DocketNumber: Civ. No. 14803
Judges: Fox
Filed Date: 9/25/1945
Status: Precedential
Modified Date: 10/19/2024
Plaintiff appeals from a judgment that it “recover nothing from the defendant Petroleum Production Company.”
According to plaintiff’s amended complaint, the defendants had agreed to buy from the plaintiff two producing oil wells, with accompanying lease ánd equipment, for $40,000—one-half to be paid in cash and the other half by the transfer of stock. Only $11,000 had been paid. During the course of their defense the defendants put on four expert witnesses to prove the value of the oil property in question, apparently on the theory that such value was material to a defense of failure of consideration. Generally speaking, the value placed on the property by these four witnesses was something over $13,000. A stipulation was then entered into that the court might appoint “a disinterested person as the court’s appraiser for the purpose of appraising and giving the fair market value of leasehold, the two wells and the equipment in the bill of sale described as of July 18, 1941.” The stipulation provided, in part, “That judgment shall be entered in favor of the plaintiff and against the defendant Petroleum Production Corporation only for any difference that may exist, if any, between the fair market value as determined by the Court upon said appraisal and the sum of $11,000.00 heretofore received by the plaintiff, without interest to date of judgment;
‘‘ That in the event that the fair market value of said property shall be determined to be the sum of $11,000.00 or less as of July 18, 1941, then judgment shall be entered in favor of the defendant Petroleum Production Corporation, that plaintiff takes nothing.” It was also stipulated, “That all attachments heretofore levied against the property of the Petroleum Production Corporation continues to remain in full force and effect until either: (1) Any judgment that may be rendered in favor of the plaintiff is paid and satisfied or (2) Judgment is rendered in favor of the defendant and against the plaintiff as hereinabove set forth. ...” Provision was then made for the dismissal of defendant Zahn’s cross-complaint.
The final paragraph of the stipulation reads as follows: “It is further stipulated that an order may be made forthwith by the Court directing that neither any parties to this action now; any of its attorneys, agents, employees or representatives contact either directly or indirectly said appraiser; that no
Pursuant to said stipulation the court appointed P. A. Graser to make the said appraisal.

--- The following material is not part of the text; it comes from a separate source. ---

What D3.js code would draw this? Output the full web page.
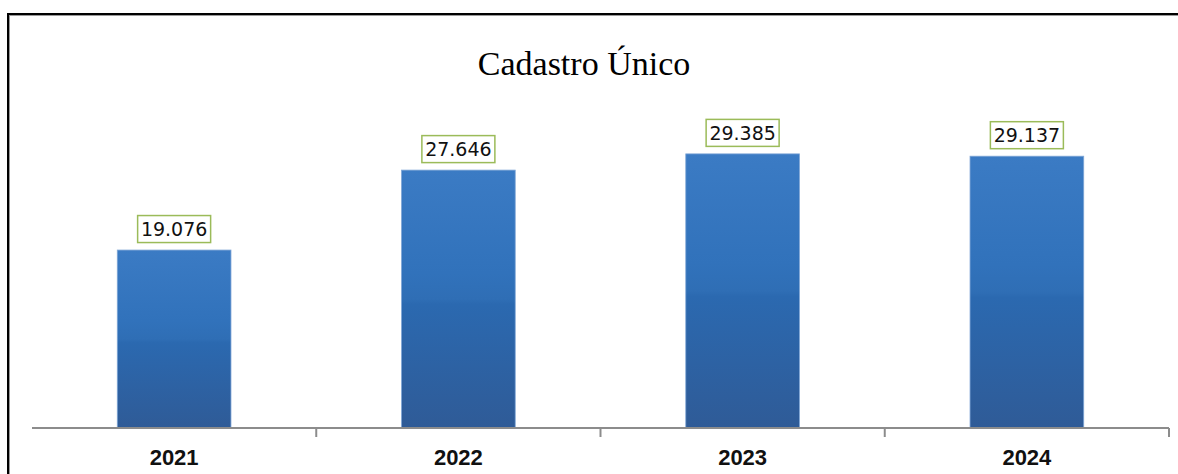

ITe fixed the fair market value of the leasehold, the two wells and the equipment, as of July 18, 1941, at $4,923. Judgment was accordingly entered that plaintiff take nothing since the said value of the property was determined to be less than $11,000. An appeal was taken and the judgment reversed because the court entered said judgment without the filing of findings of fact, the same not having been waived. (Petroleum, Midway Co. v. Zahn (1944), 62 Cal.App.2d 645 [145 P.2d 371].)
Thereafter, the court made findings of fact and found that the fair market value of the said property as of July 18, 1941, was $4,923, which was the exact amount the court’s appraiser, Mr. Graser, had arrived at in his report. The court thereupon rendered a second judgment that plaintiff “recover nothing from the defendant Petroleum Production Company.” It is from this latter judgment that plaintiff prosecutes this appeal.
Plaintiff contends that the appraisal report of Mr. Graser could not properly be considered by the trial court as it was prepared in violation of the stipulation and that in the absence of that report there is no evidence to support the finding of the fair market value of the property. Plaintiff also contends that it was improperly deprived of an opportunity to cross-examine Mr. Graser and hence did not have a fair trial.
A note to the Graser report reads: “Mr. Cole now employed with Petroleum Production Co. (defendant) and formerly employed by Petroleum Midway Co. (plaintiff) reported to Mr. Graser that the plug is now at 3400'. The first plug to 3570' shut off bottom water and the plug from 3570'
Defendant, however, contends that if the statements made by Cole to the appraiser were actually believed by the latter, the effect would have been to increase the value of the wells and thus should have helped rather than harmed the plaintiff. Whether or not Cole’s statements were true and unbiased (which plaintiff disputes) and what effect they had on the appraiser, and to what extent they were reflected in his final evaluation, are questions of fact which we obviously cannot determine. These are matters which the plaintiff should unquestionably have the right to inquire into, particularly since the court’s appraiser arrived at a value less than 40 per cent of that fixed by the defendant’s own four expert witnesses.
The judgment is reversed.
Shinn, Acting P. J., and Wood (Parker), J., concurred.